At the outset, airports always fascinate me. An international airport is said to be the window of the soul of a country or region it represents. As a reflection of what the country is all about, international airports are in fact, national prides, some describe them as national monuments. Airports somehow articulate in one way or another of the discipline of the people and the state of opulence & economic well being of a nation.

As the forty minute stop-over at Kota Kinabalu tendered me of some insights, I found myself drifted to comparing Kota Kinabalu International Airport to our own Mactan Cebu International Airport (MCIA), both second only to the main hubs of Kuala Lumpur and Manila respectively.

Kota Kinabalu Airport at present is rated at 5.0 million passengers per year same as Mactan Cebu International Airport but with a runway stretching 3,780 meters (480 meters longer than MCIA). It has two terminal buildings compared to MCIA’s only one. But the airport itself is bustling of massive construction going on today in a project to accommodate Airbus 380 aircrafts and an ambitious 12 million annual passenger capacity by 2010.
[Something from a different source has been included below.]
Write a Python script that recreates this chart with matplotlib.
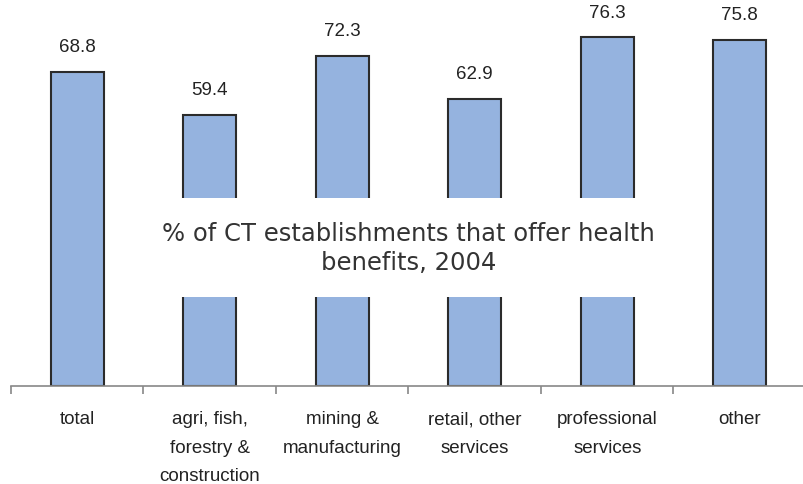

Terminal 1 is the main terminal of KKIA. At present its technical facilities include 12 gates, 5 air-bridges, and 4 baggage claim belts. It has the capacity of handling 2.5 million passengers annually. Today, the terminal building is currently undergoing vast renovation and expansion – a beehive snapshot of activities that can not escape the eyes. Noteworthy, Kota Kinabalu is in the thick of constructing more than twice as large as the present airport.